Complete reduction may require additional correction of angulation or rotation. Folded linen bolsters under the fracture often help.
Use a dedicated soft-tissue retractor or periosteal elevator to prepare the extraperiosteal tunnel. Insert the device from distally and slide it cranially with close contact to the bone, until the cranial incision is reached.
Pearl: If no tunneling periosteal elevator is available, the tunnel may be created directly with the plate, using two drill sleeves acting as a handle.
Slide the plate along the bone through the prepared extraperiosteal tunnel, and deep to the overlying soft tissues. Stay anterior on the humerus to avoid the radial nerve.
Confirm plate position using image intensification.
Pearl: Attach drill guides in the two most distal locking holes and use these as a handle to maneuver the plate.

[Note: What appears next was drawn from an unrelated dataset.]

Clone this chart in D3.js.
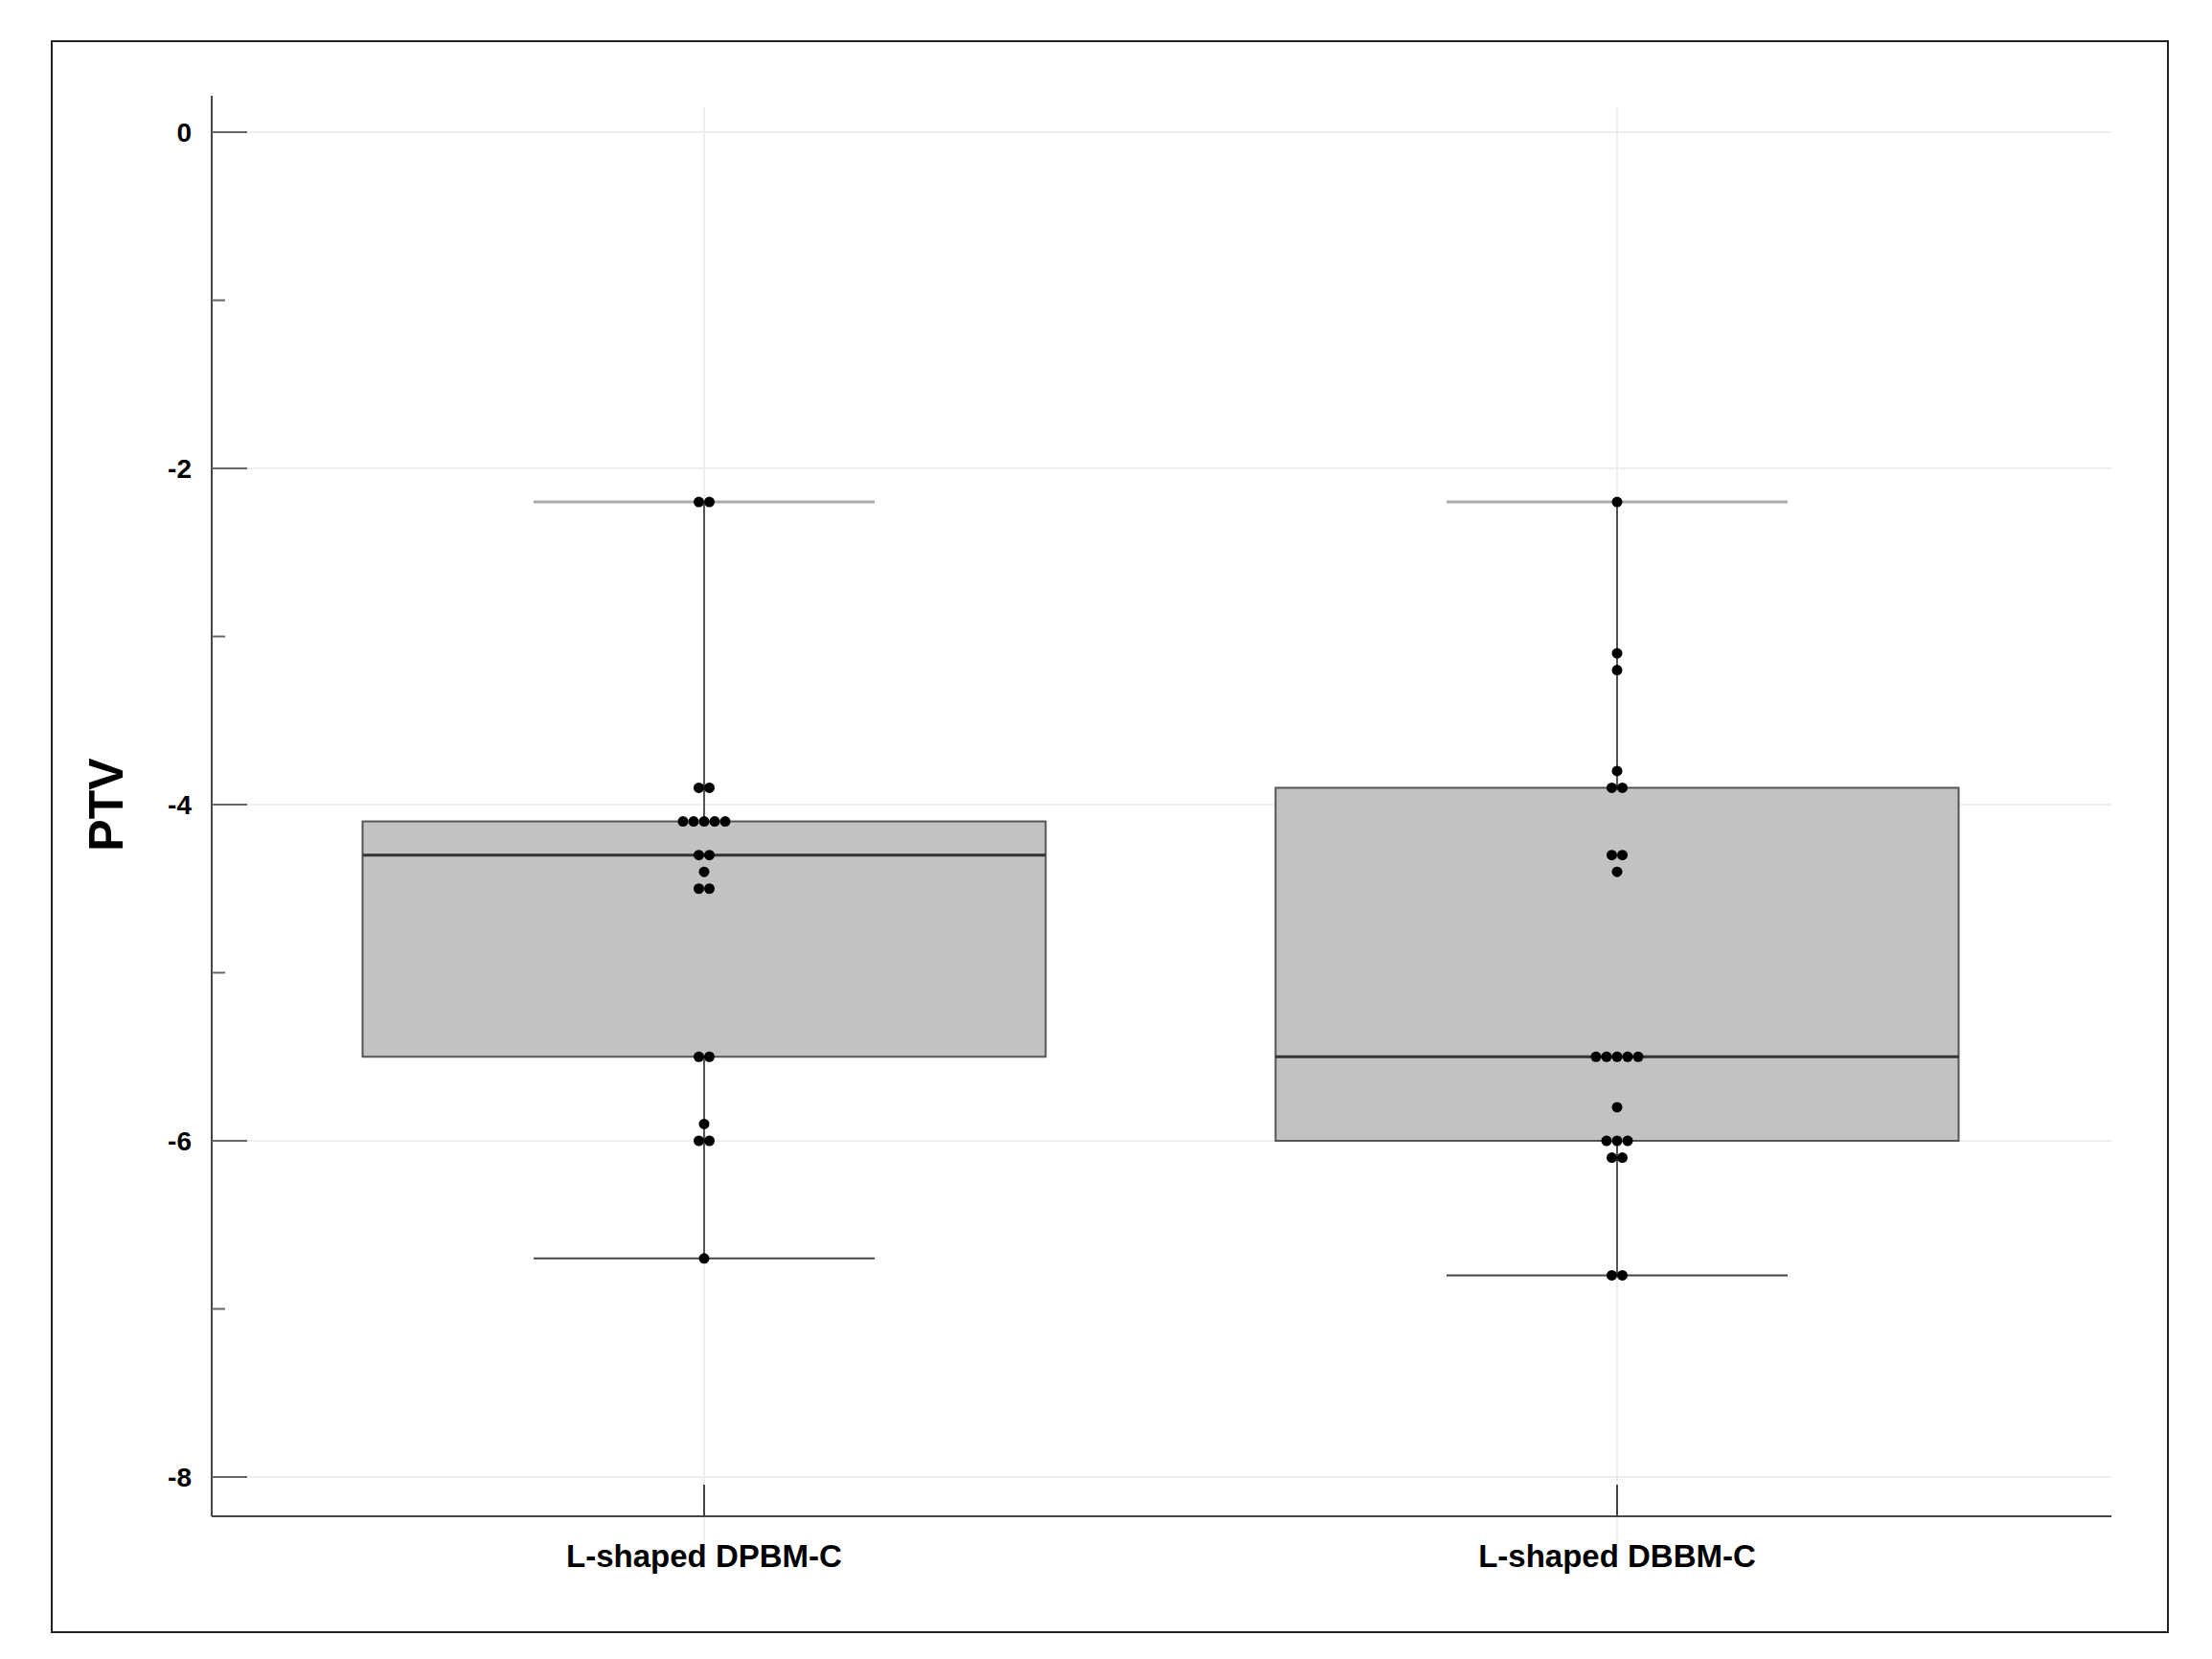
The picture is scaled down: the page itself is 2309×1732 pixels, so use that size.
<!DOCTYPE html><html><head><script src="https://cdn.jsdelivr.net/npm/d3@7"></script>
<style>body{margin:0;background:#fff}</style></head><body><svg id="c" width="2309" height="1732"></svg><script>
const categories=["L-shaped DPBM-C","L-shaped DBBM-C"];
const yTicks=[0,-2,-4,-6,-8];
const whiskerHigh=[-2.2,-2.2];
const q3=[-4.1,-3.9];
const median=[-4.3,-5.5];
const q1=[-5.5,-6.0];
const whiskerLow=[-6.7,-6.8];
const points1=[-2.2,-2.2,-3.9,-3.9,-4.1,-4.1,-4.1,-4.1,-4.1,-4.3,-4.3,-4.4,-4.5,-4.5,-5.5,-5.5,-5.9,-6.0,-6.0,-6.7];
const points2=[-2.2,-3.1,-3.2,-3.8,-3.9,-3.9,-4.3,-4.3,-4.4,-5.5,-5.5,-5.5,-5.5,-5.5,-5.8,-6.0,-6.0,-6.0,-6.1,-6.1,-6.8,-6.8];
const pts=[points1,points2];
const svg=d3.select("#c");
svg.append("rect").attr("x",54).attr("y",43).attr("width",2209).attr("height",1661).attr("fill","none").attr("stroke","#222").attr("stroke-width",2);
const x=d3.scaleBand().domain(categories).range([258.5,2164.5]).padding(0);
const y=d3.scaleLinear().domain([-8,0]).range([1542,138]);
const yLo=y(-8.45), yHi=y(0.15);
const g=svg.append("g");
yTicks.forEach(t=>g.append("line").attr("x1",221).attr("x2",2204).attr("y1",y(t)).attr("y2",y(t)).attr("stroke","#eee").attr("stroke-width",2));
categories.forEach(c=>g.append("line").attr("x1",x(c)+x.bandwidth()/2).attr("x2",x(c)+x.bandwidth()/2).attr("y1",yHi).attr("y2",yLo).attr("stroke","#eee").attr("stroke-width",2));
svg.append("line").attr("x1",221).attr("x2",221).attr("y1",100).attr("y2",1583).attr("stroke","#444").attr("stroke-width",2);
svg.append("line").attr("x1",221).attr("x2",2204).attr("y1",1583).attr("y2",1583).attr("stroke","#444").attr("stroke-width",2);
d3.range(-8,0.1,1).forEach(t=>{const long=yTicks.includes(t);svg.append("line").attr("x1",221).attr("x2",long?258:235).attr("y1",y(t)).attr("y2",y(t)).attr("stroke","#666").attr("stroke-width",2);});
yTicks.forEach(t=>svg.append("text").attr("x",200).attr("y",y(t)).attr("dy","0.35em").attr("text-anchor","end").attr("font-family","Liberation Sans, Arial").attr("font-weight","bold").attr("font-size",28).text(t));
categories.forEach(c=>{const cx=x(c)+x.bandwidth()/2;
svg.append("line").attr("x1",cx).attr("x2",cx).attr("y1",1550).attr("y2",1583).attr("stroke","#444").attr("stroke-width",2);
svg.append("text").attr("x",cx).attr("y",1636).attr("text-anchor","middle").attr("font-family","Liberation Sans, Arial").attr("font-weight","bold").attr("font-size",33).text(c);});
svg.append("text").attr("transform","translate(128,"+y(-4)+") rotate(-90)").attr("text-anchor","middle").attr("font-family","Liberation Sans, Arial").attr("font-weight","bold").attr("font-size",50).text("PTV");
const bw=713, cw=356;
categories.forEach((c,i)=>{const cx=x(c)+x.bandwidth()/2;
g.append("line").attr("x1",cx).attr("x2",cx).attr("y1",y(whiskerHigh[i])).attr("y2",y(whiskerLow[i])).attr("stroke","#555").attr("stroke-width",2);
g.append("rect").attr("x",cx-bw/2).attr("width",bw).attr("y",y(q3[i])).attr("height",y(q1[i])-y(q3[i])).attr("fill","#c2c2c2").attr("stroke","#555").attr("stroke-width",2);
g.append("line").attr("x1",cx-bw/2).attr("x2",cx+bw/2).attr("y1",y(median[i])).attr("y2",y(median[i])).attr("stroke","#333").attr("stroke-width",3);
g.append("line").attr("x1",cx-cw/2).attr("x2",cx+cw/2).attr("y1",y(whiskerHigh[i])).attr("y2",y(whiskerHigh[i])).attr("stroke","#aaa").attr("stroke-width",3);
g.append("line").attr("x1",cx-cw/2).attr("x2",cx+cw/2).attr("y1",y(whiskerLow[i])).attr("y2",y(whiskerLow[i])).attr("stroke","#444").attr("stroke-width",2);
const counts=d3.rollup(pts[i],v=>v.length,d=>d);
counts.forEach((n,v)=>{for(let k=0;k<n;k++){g.append("circle").attr("cx",cx+(k-(n-1)/2)*11).attr("cy",y(v)).attr("r",5.5).attr("fill","#000");}});
});
</script></body></html>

When the plate fits satisfactorily against the proximal segment, attach it provisionally in the third hole from proximal with a single bicortical screw. Alternatively, a push-pull reduction device may be used in the second hole.
Confirm reduction and plate position with image intensification. Remember to check external appearance for alignment, particularly rotation especially in multifragmentary fractures.
After confirming the appropriate reduction and plate position fix the plate to the bone in the third hole from distal with a second bicortical screw.
Again, confirm reduction and plate position with image intensification. Remember to check external appearance for alignment, particularly rotation.
If needed adjust reduction of the main segments.
If reduction and plate position are satisfactory, insert the remaining proximal and distal screws. Using locking screws, two screws in each end may be sufficient.
Confirm the reduction, plate position, and screw length under image intensification.
For further screw fixation, stab incisions may be used.
To avoid damage to the axillary nerve they must not be placed proximal to the 7 cm blue line.
Check for proper reduction and implant positions with image intensification in AP and lateral views.
Confirm also a proper rotational alignment of the humerus.
The aim of any surgical fixation of humeral shaft fractures is a stable osteosynthesis of the fracture allowing early passive and active motion. This is crucial to prevent elbow stiffness.
The rehabilitation regimen should take account of any damage to soft tissues, either as a result of the injury or due to the surgery. It also needs to take account of the security of the fixation.
Carefully examine the patient for neurological deficits and pulses.
In the beginning lymph drainage and elastocompressive bandages may be helpful.
Consider a sling for pain relief within the first days.
If the deltoid was detached and reattached, active deltoid contraction should be delayed for the first six weeks.
In the early phase the rehabilitation consists of classic maneuvers eg overhead motion exercises.
Rehabilitation should address the entire upper limb.
Depending on the bone quality and compliance of the patient, exercise against resistance might be limited.
Clinical and radiological follow-up should be scheduled at least 6 weeks, 12 weeks and 6 months after surgery and continued until a bony healing is confirmed.
Typically, humeral plates are left in situ indefinitely.
If removal is considered, bony healing should be confirmed. Plates are not normally removed for at least one year after surgery.
Be aware of the risk to the various nerves when dissecting the soft tissues to gain access to the distal humerus for removing anterior or anterolateral plates.
As the radial nerve runs over a posterior plate, removing this plate should only be considered with great caution, and the patient must be well informed about the risks. The original operation note should describe the relation of the nerve to the plate and should be reviewed before plate removal.